# Start of Data

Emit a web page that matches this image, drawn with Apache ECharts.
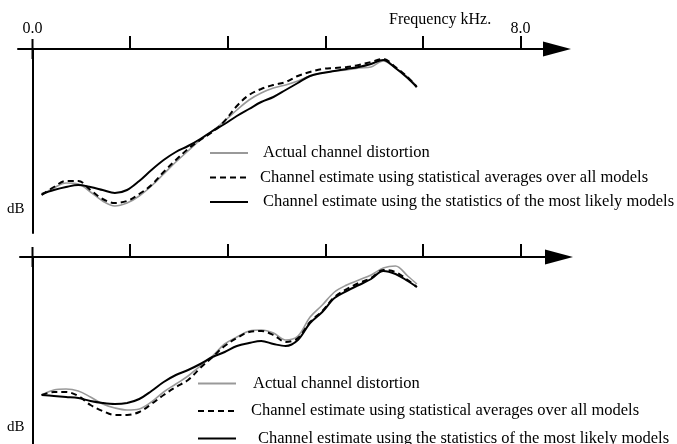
<!DOCTYPE html>
<html><head><meta charset="utf-8">
<script src="https://cdn.jsdelivr.net/npm/echarts@6/dist/echarts.min.js"></script>
<style>html,body{margin:0;padding:0;background:#fff}#c{width:677px;height:444px}</style>
</head><body><div id="c"></div>
<script>
// Frequency sample points (kHz)
const freq = [0.15,0.35,0.55,0.75,0.95,1.15,1.35,1.55,1.75,1.95,2.15,2.35,2.55,2.75,2.95,3.15,3.35,3.55,3.75,3.95,4.15,4.35,4.55,4.75,4.95,5.15,5.35,5.55,5.75,5.95,6.15,6.3];

// Upper panel (dB)
const topActual = [-14.6,-13.9,-13.4,-13.5,-14.3,-15.2,-15.7,-15.4,-14.7,-13.7,-12.5,-11.3,-10.2,-9.1,-8.2,-7.2,-6.1,-5.1,-4.4,-3.9,-3.6,-3.2,-2.7,-2.4,-2.2,-2.1,-1.9,-1.8,-1.2,-1.9,-2.8,-3.7];
const topAverage = [-14.6,-13.8,-13.2,-13.2,-14.1,-15.0,-15.4,-15.2,-14.5,-13.6,-12.3,-11.1,-10.0,-9.1,-8.3,-7.2,-5.7,-4.6,-4.0,-3.6,-3.3,-2.7,-2.3,-2.0,-1.9,-1.8,-1.6,-1.3,-1.0,-1.8,-2.8,-3.8];
const topLikely = [-14.5,-14.1,-13.8,-13.6,-13.8,-14.1,-14.4,-14.1,-13.2,-12.1,-11.1,-10.3,-9.7,-9.0,-8.2,-7.5,-6.7,-6.0,-5.3,-4.8,-4.1,-3.4,-2.7,-2.4,-2.2,-2.0,-1.8,-1.5,-1.1,-1.9,-2.9,-3.8];

// Lower panel (dB)
const botActual = [-13.8,-13.3,-13.2,-13.4,-14.0,-14.7,-15.1,-15.3,-15.2,-14.5,-13.5,-12.7,-11.9,-10.9,-9.9,-8.7,-8.0,-7.4,-7.3,-7.6,-8.3,-7.9,-6.0,-4.8,-3.5,-2.8,-2.3,-1.8,-1.1,-0.9,-1.9,-2.7];
const botAverage = [-13.8,-13.5,-13.5,-13.9,-14.8,-15.4,-15.8,-15.8,-15.5,-14.7,-13.8,-13.0,-12.3,-11.1,-10.0,-8.9,-8.1,-7.5,-7.4,-7.8,-8.5,-8.1,-6.5,-5.4,-4.0,-3.2,-2.6,-2.1,-1.3,-1.5,-2.3,-3.0];
const botLikely = [-13.8,-13.9,-14.0,-14.1,-14.4,-14.6,-14.7,-14.6,-14.2,-13.4,-12.5,-11.8,-11.3,-10.7,-10.0,-9.5,-8.9,-8.6,-8.4,-8.7,-8.9,-8.3,-6.6,-5.5,-4.1,-3.4,-2.8,-2.2,-1.4,-1.7,-2.4,-3.0];

const seriesNames = [
  'Actual channel distortion',
  'Channel estimate using statistical averages over all models',
  'Channel estimate using the statistics of the most likely models'
];
const xTickValues = [1.6, 3.2, 4.8, 6.4, 8.0];
const xLabelValues = [0.0, 8.0];
const xAxisName = 'Frequency kHz.';
const yAxisName = 'dB';

const FONT = 'Liberation Serif';
const pairs = v => freq.map((f, i) => [f, v[i]]);

function xAxisCfg(gi, min, max, showLabels) {
  return {
    gridIndex: gi, type: 'value', min: min, max: max, position: 'top',
    axisLine: { onZero: false, symbol: ['none', 'triangle'], symbolSize: [15, 28],
      lineStyle: { color: '#000', width: 2 } },
    axisTick: { show: true, inside: false, length: 13, customValues: xTickValues,
      lineStyle: { color: '#000', width: 2 } },
    axisLabel: { show: showLabels, inside: false, margin: 12, customValues: xLabelValues,
      formatter: v => v.toFixed(1), color: '#000', fontFamily: FONT, fontSize: 16 },
    splitLine: { show: false }
  };
}
function yAxisCfg(gi, min, max) {
  return {
    gridIndex: gi, type: 'value', min: min, max: max,
    axisLine: { show: true, onZero: true, symbol: ['none', 'rect'], symbolSize: [2, 20],
      lineStyle: { color: '#000', width: 2 } },
    axisTick: { show: false }, axisLabel: { show: false }, splitLine: { show: false }
  };
}
const styles = [
  { color: '#999999', width: 1.6, type: 'solid' },
  { color: '#000000', width: 2, type: [6, 4] },
  { color: '#000000', width: 2, type: 'solid' }
];
function mk(gi, idx, vals) {
  return {
    name: seriesNames[idx], type: 'line', xAxisIndex: gi, yAxisIndex: gi,
    data: pairs(vals), showSymbol: false, symbol: 'none', smooth: 0.35,
    lineStyle: styles[idx], itemStyle: { color: styles[idx].color }, z: 2 + idx
  };
}
function legendCfg(left, top, gap, pads) {
  return {
    orient: 'vertical', left: left, top: top, height: 90, padding: 0,
    itemWidth: 38, itemHeight: 14, itemGap: gap,
    selectedMode: false,
    itemStyle: { opacity: 0 },
    textStyle: { fontFamily: FONT, fontSize: 16.5, color: '#000' },
    data: seriesNames.map((n, i) => ({ name: n, textStyle: { padding: [0, 0, 0, pads[i]] } }))
  };
}

const chart = echarts.init(document.getElementById('c'), null, { renderer: 'canvas' });
chart.setOption({
  backgroundColor: '#fff',
  animation: false,
  grid: [
    { left: 18, right: 120, top: 49, height: 184 },
    { left: 20, right: 118, top: 257, height: 187 }
  ],
  xAxis: [xAxisCfg(0, -0.238, 8.6, true), xAxisCfg(1, -0.205, 8.63, false)],
  yAxis: [yAxisCfg(0, -18.4, 0), yAxisCfg(1, -18.7, 0)],
  legend: [legendCfg(209, 144.5, 7.5, [10, 7, 10]), legendCfg(197, 375, 10.5, [12, 10, 17])],
  graphic: [
    { type: 'text', left: 389, top: 12, style: { text: xAxisName, font: '16px "Liberation Serif"', fill: '#000' } },
    { type: 'text', left: 7, top: 202, style: { text: yAxisName, font: '15px "Liberation Serif"', fill: '#000' } },
    { type: 'text', left: 7, top: 420, style: { text: yAxisName, font: '15px "Liberation Serif"', fill: '#000' } }
  ],
  series: [
    mk(0, 0, topActual), mk(0, 1, topAverage), mk(0, 2, topLikely),
    mk(1, 0, botActual), mk(1, 1, botAverage), mk(1, 2, botLikely)
  ]
});
</script></body></html>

# End of Data

What you need to do: Your task is to repeat the material above exactly, without its pictures.

Full output:
Emit a web page that matches this image, drawn with Apache ECharts.
<!DOCTYPE html>
<html><head><meta charset="utf-8">
<script src="https://cdn.jsdelivr.net/npm/echarts@6/dist/echarts.min.js"></script>
<style>html,body{margin:0;padding:0;background:#fff}#c{width:677px;height:444px}</style>
</head><body><div id="c"></div>
<script>
// Frequency sample points (kHz)
const freq = [0.15,0.35,0.55,0.75,0.95,1.15,1.35,1.55,1.75,1.95,2.15,2.35,2.55,2.75,2.95,3.15,3.35,3.55,3.75,3.95,4.15,4.35,4.55,4.75,4.95,5.15,5.35,5.55,5.75,5.95,6.15,6.3];

// Upper panel (dB)
const topActual = [-14.6,-13.9,-13.4,-13.5,-14.3,-15.2,-15.7,-15.4,-14.7,-13.7,-12.5,-11.3,-10.2,-9.1,-8.2,-7.2,-6.1,-5.1,-4.4,-3.9,-3.6,-3.2,-2.7,-2.4,-2.2,-2.1,-1.9,-1.8,-1.2,-1.9,-2.8,-3.7];
const topAverage = [-14.6,-13.8,-13.2,-13.2,-14.1,-15.0,-15.4,-15.2,-14.5,-13.6,-12.3,-11.1,-10.0,-9.1,-8.3,-7.2,-5.7,-4.6,-4.0,-3.6,-3.3,-2.7,-2.3,-2.0,-1.9,-1.8,-1.6,-1.3,-1.0,-1.8,-2.8,-3.8];
const topLikely = [-14.5,-14.1,-13.8,-13.6,-13.8,-14.1,-14.4,-14.1,-13.2,-12.1,-11.1,-10.3,-9.7,-9.0,-8.2,-7.5,-6.7,-6.0,-5.3,-4.8,-4.1,-3.4,-2.7,-2.4,-2.2,-2.0,-1.8,-1.5,-1.1,-1.9,-2.9,-3.8];

// Lower panel (dB)
const botActual = [-13.8,-13.3,-13.2,-13.4,-14.0,-14.7,-15.1,-15.3,-15.2,-14.5,-13.5,-12.7,-11.9,-10.9,-9.9,-8.7,-8.0,-7.4,-7.3,-7.6,-8.3,-7.9,-6.0,-4.8,-3.5,-2.8,-2.3,-1.8,-1.1,-0.9,-1.9,-2.7];
const botAverage = [-13.8,-13.5,-13.5,-13.9,-14.8,-15.4,-15.8,-15.8,-15.5,-14.7,-13.8,-13.0,-12.3,-11.1,-10.0,-8.9,-8.1,-7.5,-7.4,-7.8,-8.5,-8.1,-6.5,-5.4,-4.0,-3.2,-2.6,-2.1,-1.3,-1.5,-2.3,-3.0];
const botLikely = [-13.8,-13.9,-14.0,-14.1,-14.4,-14.6,-14.7,-14.6,-14.2,-13.4,-12.5,-11.8,-11.3,-10.7,-10.0,-9.5,-8.9,-8.6,-8.4,-8.7,-8.9,-8.3,-6.6,-5.5,-4.1,-3.4,-2.8,-2.2,-1.4,-1.7,-2.4,-3.0];

const seriesNames = [
  'Actual channel distortion',
  'Channel estimate using statistical averages over all models',
  'Channel estimate using the statistics of the most likely models'
];
const xTickValues = [1.6, 3.2, 4.8, 6.4, 8.0];
const xLabelValues = [0.0, 8.0];
const xAxisName = 'Frequency kHz.';
const yAxisName = 'dB';

const FONT = 'Liberation Serif';
const pairs = v => freq.map((f, i) => [f, v[i]]);

function xAxisCfg(gi, min, max, showLabels) {
  return {
    gridIndex: gi, type: 'value', min: min, max: max, position: 'top',
    axisLine: { onZero: false, symbol: ['none', 'triangle'], symbolSize: [15, 28],
      lineStyle: { color: '#000', width: 2 } },
    axisTick: { show: true, inside: false, length: 13, customValues: xTickValues,
      lineStyle: { color: '#000', width: 2 } },
    axisLabel: { show: showLabels, inside: false, margin: 12, customValues: xLabelValues,
      formatter: v => v.toFixed(1), color: '#000', fontFamily: FONT, fontSize: 16 },
    splitLine: { show: false }
  };
}
function yAxisCfg(gi, min, max) {
  return {
    gridIndex: gi, type: 'value', min: min, max: max,
    axisLine: { show: true, onZero: true, symbol: ['none', 'rect'], symbolSize: [2, 20],
      lineStyle: { color: '#000', width: 2 } },
    axisTick: { show: false }, axisLabel: { show: false }, splitLine: { show: false }
  };
}
const styles = [
  { color: '#999999', width: 1.6, type: 'solid' },
  { color: '#000000', width: 2, type: [6, 4] },
  { color: '#000000', width: 2, type: 'solid' }
];
function mk(gi, idx, vals) {
  return {
    name: seriesNames[idx], type: 'line', xAxisIndex: gi, yAxisIndex: gi,
    data: pairs(vals), showSymbol: false, symbol: 'none', smooth: 0.35,
    lineStyle: styles[idx], itemStyle: { color: styles[idx].color }, z: 2 + idx
  };
}
function legendCfg(left, top, gap, pads) {
  return {
    orient: 'vertical', left: left, top: top, height: 90, padding: 0,
    itemWidth: 38, itemHeight: 14, itemGap: gap,
    selectedMode: false,
    itemStyle: { opacity: 0 },
    textStyle: { fontFamily: FONT, fontSize: 16.5, color: '#000' },
    data: seriesNames.map((n, i) => ({ name: n, textStyle: { padding: [0, 0, 0, pads[i]] } }))
  };
}

const chart = echarts.init(document.getElementById('c'), null, { renderer: 'canvas' });
chart.setOption({
  backgroundColor: '#fff',
  animation: false,
  grid: [
    { left: 18, right: 120, top: 49, height: 184 },
    { left: 20, right: 118, top: 257, height: 187 }
  ],
  xAxis: [xAxisCfg(0, -0.238, 8.6, true), xAxisCfg(1, -0.205, 8.63, false)],
  yAxis: [yAxisCfg(0, -18.4, 0), yAxisCfg(1, -18.7, 0)],
  legend: [legendCfg(209, 144.5, 7.5, [10, 7, 10]), legendCfg(197, 375, 10.5, [12, 10, 17])],
  graphic: [
    { type: 'text', left: 389, top: 12, style: { text: xAxisName, font: '16px "Liberation Serif"', fill: '#000' } },
    { type: 'text', left: 7, top: 202, style: { text: yAxisName, font: '15px "Liberation Serif"', fill: '#000' } },
    { type: 'text', left: 7, top: 420, style: { text: yAxisName, font: '15px "Liberation Serif"', fill: '#000' } }
  ],
  series: [
    mk(0, 0, topActual), mk(0, 1, topAverage), mk(0, 2, topLikely),
    mk(1, 0, botActual), mk(1, 1, botAverage), mk(1, 2, botLikely)
  ]
});
</script></body></html>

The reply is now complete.